▸ **Aim**
Where a line in the listing contains the string "this", copy that line out.

## begin Rows

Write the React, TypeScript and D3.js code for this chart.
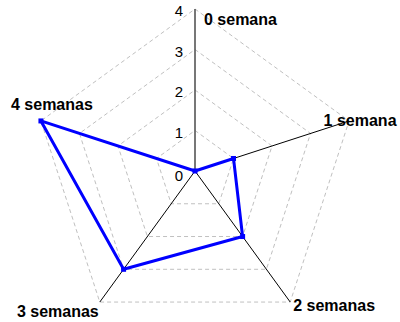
import React from "react";
import * as d3 from "d3";

const categories = ["0 semana", "1 semana", "2 semanas", "3 semanas", "4 semanas"];
const values = [0, 1, 2, 3, 4];
const ticks = [0, 1, 2, 3, 4];

export default function App() {
  const W = 400, H = 322;
  const cx = 195, cy = 171, R = 162;
  const r = d3.scaleLinear().domain([0, 4]).range([0, R]);
  const n = categories.length;
  const ang = (i: number) => (i * 2 * Math.PI) / n;
  const pt = (i: number, v: number): [number, number] => [
    cx + r(v) * Math.sin(ang(i)),
    cy - r(v) * Math.cos(ang(i)),
  ];
  const line = d3.line<[number, number]>().curve(d3.curveLinearClosed);
  const dataPts = values.map((v, i) => pt(i, v));
  const labelOff: [number, number, string][] = [
    [9, 16, "start"],
    [11, 5, "middle"],
    [3, 9, "start"],
    [-1, 15, "end"],
    [11, -11, "middle"],
  ];
  return (
    <svg width={W} height={H} style={{ position: "absolute", left: 0, top: 0 }}
      fontFamily="'Liberation Sans', Arial, sans-serif">
      <rect width={W} height={H} fill="#fff" />
      {ticks.slice(1).map((t) => (
        <path key={t}
          d={line(categories.map((_, i) => pt(i, t))) || ""}
          fill="none" stroke="#c0c0c0" strokeWidth={1} strokeDasharray="4,3" />
      ))}
      {categories.map((_, i) => {
        const [x, y] = pt(i, 4);
        return <line key={i} x1={cx} y1={cy} x2={x} y2={y}
          stroke={i === 0 ? "#555" : "#000"} strokeWidth={i === 0 ? 1.6 : 1} />;
      })}
      {ticks.map((t) => (
        <text key={t} x={cx - 12} y={cy - r(t) + (t === 0 ? 10 : 7)}
          textAnchor="end" fontSize={15} fill="#000">{t}</text>
      ))}
      <path d={line(dataPts) || ""} fill="none" stroke="#0000ff" strokeWidth={3} strokeLinejoin="round" />
      {dataPts.map(([x, y], i) => (
        <rect key={i} x={x - 2.5} y={y - 2.5} width={5} height={5} fill="#0000ff" />
      ))}
      {categories.map((c, i) => {
        const [x, y] = pt(i, 4);
        const [dx, dy, anchor] = labelOff[i];
        return <text key={c} x={x + dx} y={y + dy} textAnchor={anchor as any}
          fontSize={16} fontWeight="bold" fill="#000">{c}</text>;
      })}
    </svg>
  );
}
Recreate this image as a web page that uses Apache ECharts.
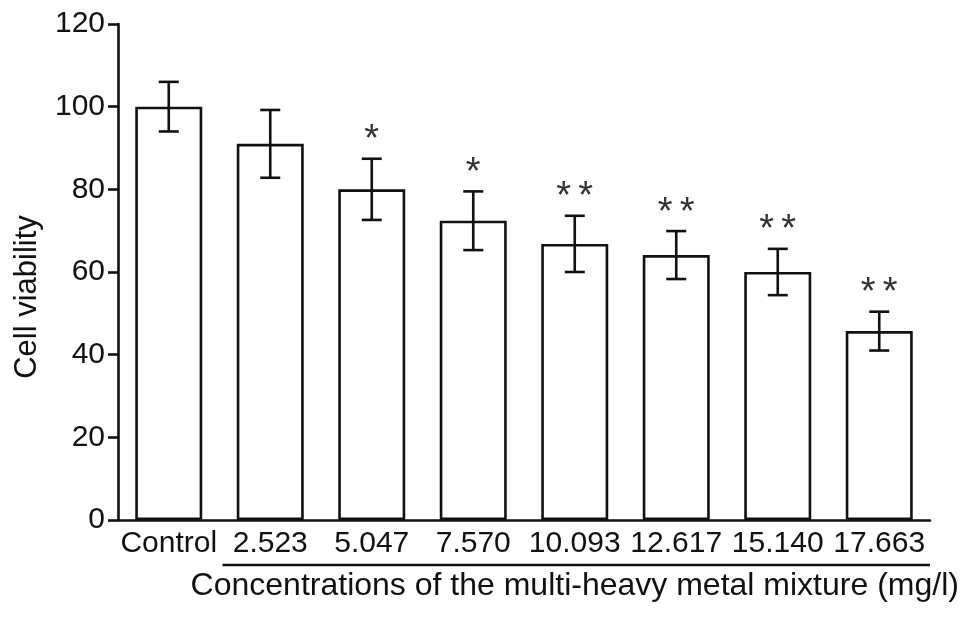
<!DOCTYPE html>
<html>
<head>
<meta charset="utf-8">
<script src="https://cdn.jsdelivr.net/npm/echarts@6/dist/echarts.min.js"></script>
<style>
  html, body { margin: 0; padding: 0; background: #ffffff; }
  #chart { width: 969px; height: 617px; }
</style>
</head>
<body>
<div id="chart"></div>
<script>
// data
const categories = ['Control', '2.523', '5.047', '7.570', '10.093', '12.617', '15.140', '17.663'];
const viability = [100, 91, 80, 72.4, 66.8, 64.1, 60, 45.7];
const sd = [6, 8.2, 7.4, 7.1, 6.8, 5.8, 5.6, 4.7];
const marks = ['', '', '*', '*', '**', '**', '**', '**'];
const yTicks = [0, 20, 40, 60, 80, 100, 120];

const ink = '#111111';
const font = 'Liberation Sans, Arial, sans-serif';

const chart = echarts.init(document.getElementById('chart'));

// error bars + significance stars
function renderErr(params, api) {
  const i = api.value(0);
  const v = api.value(1);
  const e = api.value(2);
  const top = api.coord([i, v + e]);
  const bot = api.coord([i, v - e]);
  const cap = 10;
  const style = { stroke: ink, lineWidth: 2.6 };
  const children = [
    { type: 'line', shape: { x1: top[0], y1: top[1], x2: bot[0], y2: bot[1] }, style: style },
    { type: 'line', shape: { x1: top[0] - cap, y1: top[1], x2: top[0] + cap, y2: top[1] }, style: style },
    { type: 'line', shape: { x1: bot[0] - cap, y1: bot[1], x2: bot[0] + cap, y2: bot[1] }, style: style }
  ];
  const stars = marks[i].split('');
  stars.forEach((s, k) => {
    // each star drawn on its own so the pair spacing matches the figure
    const dx = (k - (stars.length - 1) / 2) * 22;
    children.push({
      type: 'text',
      style: {
        text: s, x: top[0] + dx, y: top[1] - 18,
        align: 'center', verticalAlign: 'middle',
        fill: '#333333', fontSize: 38, fontFamily: font
      }
    });
  });
  return { type: 'group', children: children };
}

chart.setOption({
  animation: false,
  grid: { left: 118, right: 39, top: 24, bottom: 97 },
  xAxis: {
    type: 'category',
    data: categories,
    axisLine: { lineStyle: { color: ink, width: 2.6 } },
    axisTick: { inside: true, alignWithLabel: true, length: 9, lineStyle: { color: ink, width: 2.6 } },
    axisLabel: { color: ink, fontSize: 30, fontFamily: font, margin: 9, interval: 0 }
  },
  yAxis: {
    type: 'value',
    min: yTicks[0],
    max: yTicks[yTicks.length - 1],
    interval: 20,
    axisLine: { show: true, lineStyle: { color: ink, width: 2.6 } },
    axisTick: { show: true, length: 10, lineStyle: { color: ink, width: 2.6 } },
    axisLabel: { color: ink, fontSize: 30, fontFamily: font, margin: 13 },
    splitLine: { show: false }
  },
  series: [
    {
      type: 'bar',
      data: viability,
      barWidth: '66%',
      itemStyle: { color: '#ffffff', borderColor: ink, borderWidth: 2.6 }
    },
    {
      type: 'custom',
      renderItem: renderErr,
      data: viability.map((v, i) => [i, v, sd[i]]),
      z: 5
    }
  ]
});

// underline under the concentration labels, axis titles
const c1 = chart.convertToPixel({ xAxisIndex: 0 }, categories[1]);
const cN = chart.convertToPixel({ xAxisIndex: 0 }, categories[categories.length - 1]);
const band = cN - chart.convertToPixel({ xAxisIndex: 0 }, categories[categories.length - 2]);
chart.setOption({
  graphic: [
    {
      type: 'line',
      shape: { x1: c1 - 0.47 * band, y1: 565, x2: cN + 0.5 * band, y2: 565 },
      style: { stroke: ink, lineWidth: 2.6 }
    },
    {
      type: 'text',
      x: (c1 + cN) / 2, y: 586,
      style: {
        text: 'Concentrations of the multi-heavy metal mixture (mg/l)',
        align: 'center', verticalAlign: 'middle',
        fill: ink, fontSize: 32, fontFamily: font
      }
    },
    {
      type: 'text',
      x: 27, y: 297,
      rotation: Math.PI / 2,
      style: {
        text: 'Cell viability',
        align: 'center', verticalAlign: 'middle',
        fill: ink, fontSize: 31, fontFamily: font
      }
    }
  ]
});
</script>
</body>
</html>
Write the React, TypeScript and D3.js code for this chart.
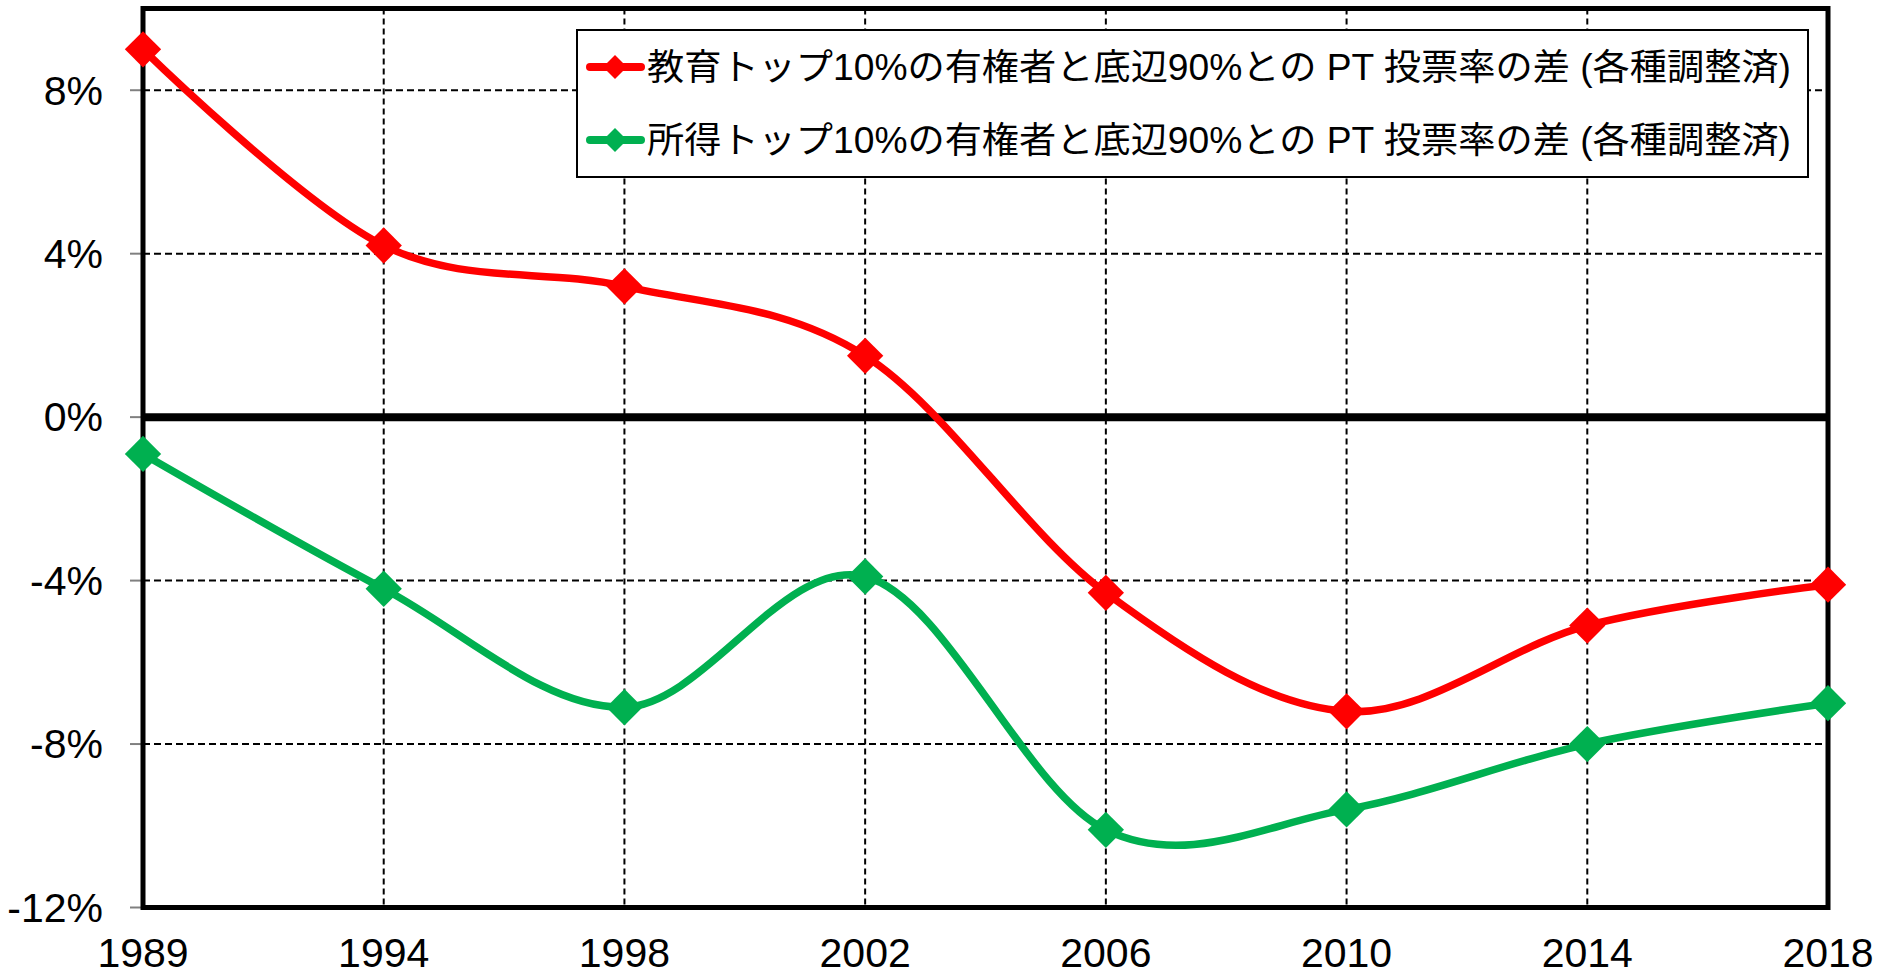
import { useEffect, useRef } from 'react'
import * as d3 from 'd3'

// values (percentage points)
const years = ['1989', '1994', '1998', '2002', '2006', '2010', '2014', '2018']
const eduGap = [9.0, 4.2, 3.2, 1.5, -4.3, -7.2, -5.1, -4.1]
const incomeGap = [-0.9, -4.2, -7.1, -3.9, -10.1, -9.6, -8.0, -7.0]
const yTicks = [-12, -8, -4, 0, 4, 8]
const seriesNames = [
  '教育トップ10%の有権者と底辺90%との PT 投票率の差 (各種調整済)',
  '所得トップ10%の有権者と底辺90%との PT 投票率の差 (各種調整済)',
]
const seriesColors = ['#FF0000', '#00B050']

const width = 1889
const height = 978

const App = () => {
  const svgRef = useRef<SVGSVGElement>(null)

  useEffect(() => {
    const left = 143
    const right = 1828
    const top = 8.5
    const bottom = 907.5

    const x = d3.scalePoint<string>().domain(years).range([left, right])
    const y = d3.scaleLinear().domain([-12, 10]).range([bottom, top])

    const svg = d3.select(svgRef.current)
    svg.selectAll('*').remove()

    const font = '"Liberation Sans", Arial, sans-serif'

    // horizontal dashed grid
    svg
      .append('g')
      .selectAll('line')
      .data(yTicks.filter((t) => t !== 0 && t !== -12))
      .join('line')
      .attr('x1', left)
      .attr('x2', right)
      .attr('y1', (d) => y(d))
      .attr('y2', (d) => y(d))
      .attr('stroke', '#000')
      .attr('stroke-width', 2)
      .attr('stroke-dasharray', '7,4')

    // vertical dashed grid
    svg
      .append('g')
      .selectAll('line')
      .data(years.slice(1, -1))
      .join('line')
      .attr('x1', (d) => x(d)!)
      .attr('x2', (d) => x(d)!)
      .attr('y1', top)
      .attr('y2', bottom)
      .attr('stroke', '#000')
      .attr('stroke-width', 2)
      .attr('stroke-dasharray', '6,4')

    // y tick marks + labels
    const yAxis = svg.append('g')
    yAxis
      .selectAll('line')
      .data(yTicks)
      .join('line')
      .attr('x1', left - 13)
      .attr('x2', left)
      .attr('y1', (d) => y(d))
      .attr('y2', (d) => y(d))
      .attr('stroke', '#808080')
      .attr('stroke-width', 2)
    yAxis
      .selectAll('text')
      .data(yTicks)
      .join('text')
      .attr('x', 103)
      .attr('y', (d) => y(d))
      .attr('dy', '0.35em')
      .attr('text-anchor', 'end')
      .style('font-family', font)
      .style('font-size', '41px')
      .attr('fill', '#000')
      .text((d) => `${d}%`)

    // x labels
    svg
      .append('g')
      .selectAll('text')
      .data(years)
      .join('text')
      .attr('x', (d) => x(d)!)
      .attr('y', 967)
      .attr('text-anchor', 'middle')
      .style('font-family', font)
      .style('font-size', '41px')
      .attr('fill', '#000')
      .text((d) => d)

    // zero line
    svg
      .append('line')
      .attr('x1', left)
      .attr('x2', right)
      .attr('y1', y(0))
      .attr('y2', y(0))
      .attr('stroke', '#000')
      .attr('stroke-width', 8)

    // frame
    svg
      .append('rect')
      .attr('x', left)
      .attr('y', top)
      .attr('width', right - left)
      .attr('height', bottom - top)
      .attr('fill', 'none')
      .attr('stroke', '#000')
      .attr('stroke-width', 5)

    // legend box (sits above the grid)
    const legend = svg.append('g')
    legend
      .append('rect')
      .attr('x', 577)
      .attr('y', 30)
      .attr('width', 1231)
      .attr('height', 147)
      .attr('fill', '#fff')
      .attr('stroke', '#000')
      .attr('stroke-width', 2)

    // series
    const line = d3
      .line<number>()
      .x((d, i) => x(years[i])!)
      .y((d) => y(d))
      .curve(d3.curveCardinal.tension(0))
    const marker = d3.symbol(d3.symbolSquare, 660)

    const allSeries = [eduGap, incomeGap]
    allSeries.forEach((vals, k) => {
      const g = svg.append('g')
      g.append('path')
        .attr('d', line(vals))
        .attr('fill', 'none')
        .attr('stroke', seriesColors[k])
        .attr('stroke-width', 7.5)
        .attr('stroke-linejoin', 'round')
      g.selectAll('path.pt')
        .data(vals)
        .join('path')
        .attr('class', 'pt')
        .attr('d', marker)
        .attr('transform', (d, i) => `translate(${x(years[i])},${y(d)}) rotate(45)`)
        .attr('fill', seriesColors[k])
    })

    // legend entries
    const legendMarker = d3.symbol(d3.symbolSquare, 290)
    seriesNames.forEach((name, k) => {
      const cy = 67 + k * 73
      legend
        .append('line')
        .attr('x1', 590)
        .attr('x2', 641)
        .attr('y1', cy)
        .attr('y2', cy)
        .attr('stroke', seriesColors[k])
        .attr('stroke-width', 8)
        .attr('stroke-linecap', 'round')
      legend
        .append('path')
        .attr('d', legendMarker)
        .attr('transform', `translate(615,${cy}) rotate(45)`)
        .attr('fill', seriesColors[k])
      legend
        .append('text')
        .attr('x', 647)
        .attr('y', cy)
        .attr('dy', '0.36em')
        .attr('textLength', 1144)
        .attr('lengthAdjust', 'spacingAndGlyphs')
        .style('font-family', '"Liberation Sans", Arial, "Noto Sans CJK JP", sans-serif')
        .style('font-size', '36px')
        .attr('fill', '#000')
        .text(name)
    })
  }, [])

  return (
    <svg
      ref={svgRef}
      width={width}
      height={height}
      style={{ position: 'absolute', left: 0, top: 0, background: '#fff' }}
    />
  )
}

export default App
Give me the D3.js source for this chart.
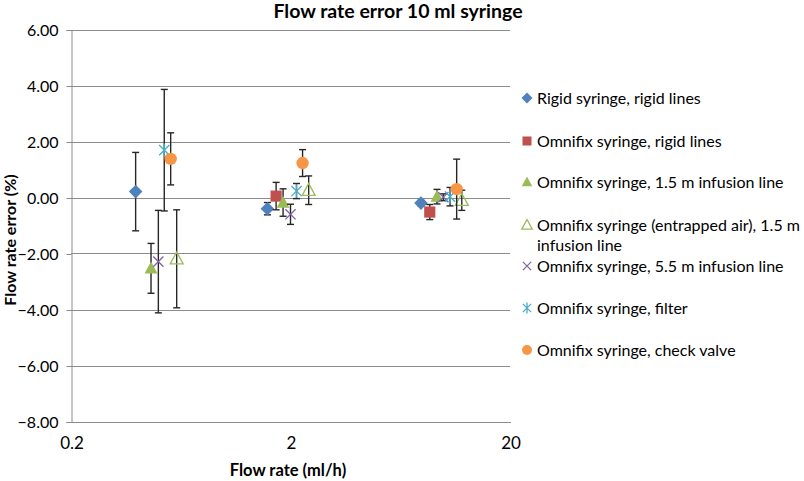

## end Rows

▸ **Final answer**
Write the React, TypeScript and D3.js code for this chart.
Recreate this image as a web page that uses Apache ECharts.
Write the React, TypeScript and D3.js code for this chart.
Give me the D3.js source for this chart.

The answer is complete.